» Exercise instructions
Copy each line below exactly and leave the pictures out.

» Given information
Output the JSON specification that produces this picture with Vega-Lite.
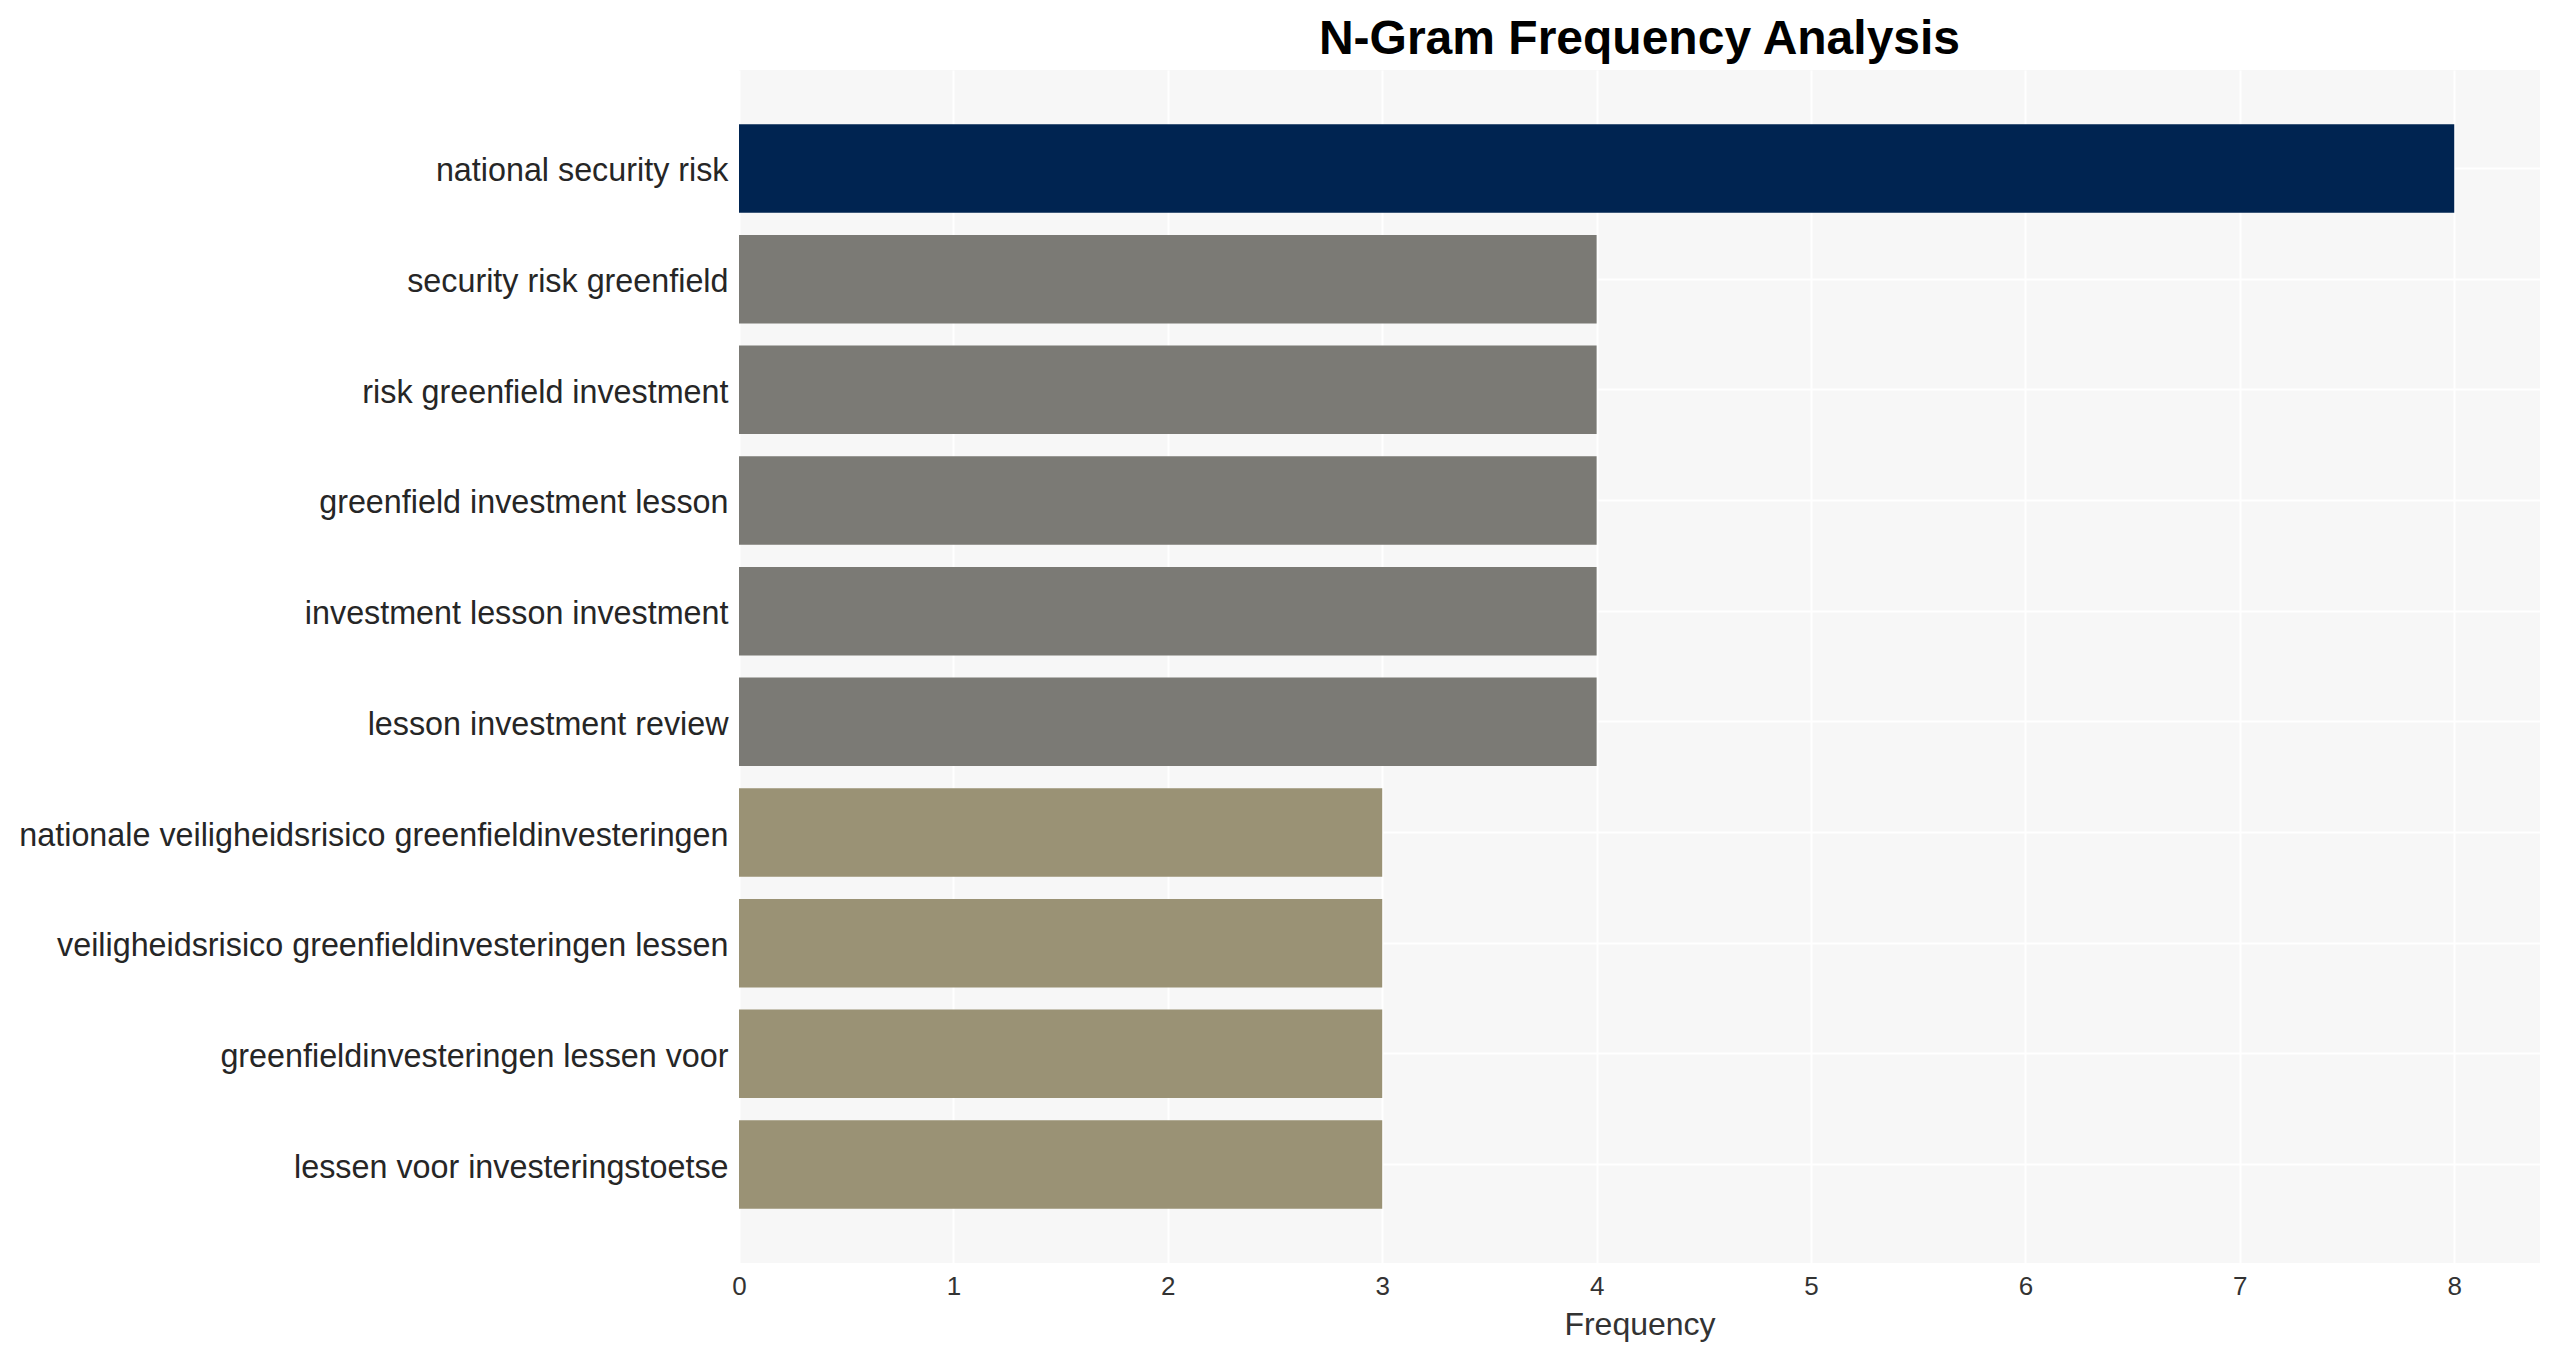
{
  "$schema": "https://vega.github.io/schema/vega-lite/v6.json",
  "autosize": {"type": "none"},
  "width": 1801,
  "height": 1193,
  "padding": {"left": 739, "top": 70, "right": 20, "bottom": 95},
  "background": "#ffffff",
  "title": {
    "text": "N-Gram Frequency Analysis",
    "font": "Liberation Sans",
    "fontSize": 48,
    "fontWeight": "bold",
    "color": "#000000",
    "anchor": "middle",
    "offset": 6
  },
  "config": {
    "view": {"fill": "#f7f7f7", "stroke": null},
    "axis": {"gridColor": "#ffffff", "gridWidth": 2, "domain": false, "ticks": false, "labelFont": "Liberation Sans", "titleFont": "Liberation Sans"}
  },
  "data": {
    "values": [
      {"ngram": "national security risk", "frequency": 8},
      {"ngram": "security risk greenfield", "frequency": 4},
      {"ngram": "risk greenfield investment", "frequency": 4},
      {"ngram": "greenfield investment lesson", "frequency": 4},
      {"ngram": "investment lesson investment", "frequency": 4},
      {"ngram": "lesson investment review", "frequency": 4},
      {"ngram": "nationale veiligheidsrisico greenfieldinvesteringen", "frequency": 3},
      {"ngram": "veiligheidsrisico greenfieldinvesteringen lessen", "frequency": 3},
      {"ngram": "greenfieldinvesteringen lessen voor", "frequency": 3},
      {"ngram": "lessen voor investeringstoetse", "frequency": 3}
    ]
  },
  "mark": {"type": "bar"},
  "encoding": {
    "y": {
      "field": "ngram",
      "type": "nominal",
      "sort": null,
      "scale": {"paddingInner": 0.2, "paddingOuter": 0.49},
      "axis": {"title": null, "labelFontSize": 32.3, "labelColor": "#262626", "labelPadding": 11, "labelBaseline": "middle", "labelOffset": 3, "grid": true, "bandPosition": 0.5, "labelLimit": 1000}
    },
    "x": {
      "field": "frequency",
      "type": "quantitative",
      "scale": {"domain": [0, 8.4], "nice": false},
      "axis": {"title": "Frequency", "values": [0,1,2,3,4,5,6,7,8], "format": "d", "labelFlush": false, "labelFontSize": 26, "labelColor": "#333333", "labelPadding": 10, "titleFontSize": 32, "titleFontWeight": "normal", "titleColor": "#333333", "titlePadding": 10, "grid": true}
    },
    "color": {
      "field": "frequency",
      "type": "ordinal",
      "scale": {"domain": [8, 4, 3], "range": ["#002451", "#7b7a75", "#9a9275"]},
      "legend": null
    }
  }
}
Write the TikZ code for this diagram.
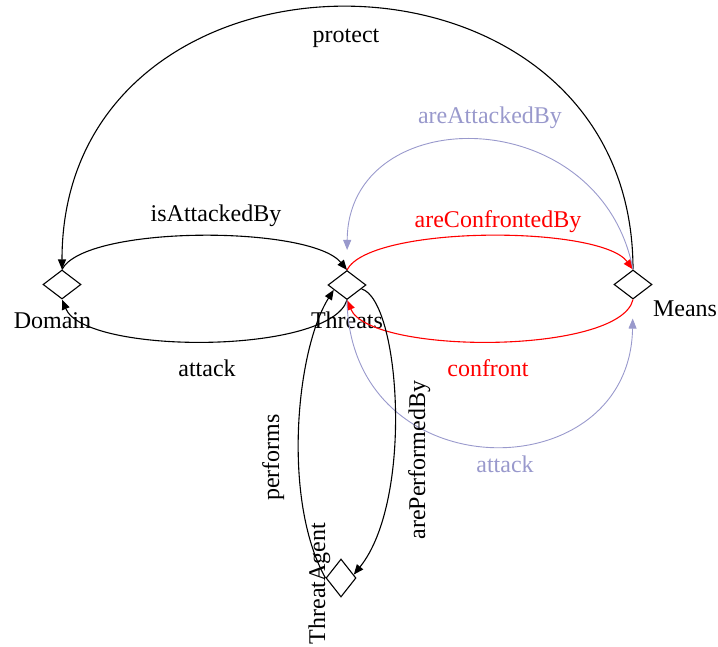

» The completed task
Output the JSON specification that produces this picture with Vega-Lite.
{
  "$schema": "https://vega.github.io/schema/vega-lite/v6.json",
  "autosize": {"type": "none"},
  "width": 1801,
  "height": 1193,
  "padding": {"left": 739, "top": 70, "right": 20, "bottom": 95},
  "background": "#ffffff",
  "title": {
    "text": "N-Gram Frequency Analysis",
    "font": "Liberation Sans",
    "fontSize": 48,
    "fontWeight": "bold",
    "color": "#000000",
    "anchor": "middle",
    "offset": 6
  },
  "config": {
    "view": {"fill": "#f7f7f7", "stroke": null},
    "axis": {"gridColor": "#ffffff", "gridWidth": 2, "domain": false, "ticks": false, "labelFont": "Liberation Sans", "titleFont": "Liberation Sans"}
  },
  "data": {
    "values": [
      {"ngram": "national security risk", "frequency": 8},
      {"ngram": "security risk greenfield", "frequency": 4},
      {"ngram": "risk greenfield investment", "frequency": 4},
      {"ngram": "greenfield investment lesson", "frequency": 4},
      {"ngram": "investment lesson investment", "frequency": 4},
      {"ngram": "lesson investment review", "frequency": 4},
      {"ngram": "nationale veiligheidsrisico greenfieldinvesteringen", "frequency": 3},
      {"ngram": "veiligheidsrisico greenfieldinvesteringen lessen", "frequency": 3},
      {"ngram": "greenfieldinvesteringen lessen voor", "frequency": 3},
      {"ngram": "lessen voor investeringstoetse", "frequency": 3}
    ]
  },
  "mark": {"type": "bar"},
  "encoding": {
    "y": {
      "field": "ngram",
      "type": "nominal",
      "sort": null,
      "scale": {"paddingInner": 0.2, "paddingOuter": 0.49},
      "axis": {"title": null, "labelFontSize": 32.3, "labelColor": "#262626", "labelPadding": 11, "labelBaseline": "middle", "labelOffset": 3, "grid": true, "bandPosition": 0.5, "labelLimit": 1000}
    },
    "x": {
      "field": "frequency",
      "type": "quantitative",
      "scale": {"domain": [0, 8.4], "nice": false},
      "axis": {"title": "Frequency", "values": [0,1,2,3,4,5,6,7,8], "format": "d", "labelFlush": false, "labelFontSize": 26, "labelColor": "#333333", "labelPadding": 10, "titleFontSize": 32, "titleFontWeight": "normal", "titleColor": "#333333", "titlePadding": 10, "grid": true}
    },
    "color": {
      "field": "frequency",
      "type": "ordinal",
      "scale": {"domain": [8, 4, 3], "range": ["#002451", "#7b7a75", "#9a9275"]},
      "legend": null
    }
  }
}
Write the TikZ code for this diagram.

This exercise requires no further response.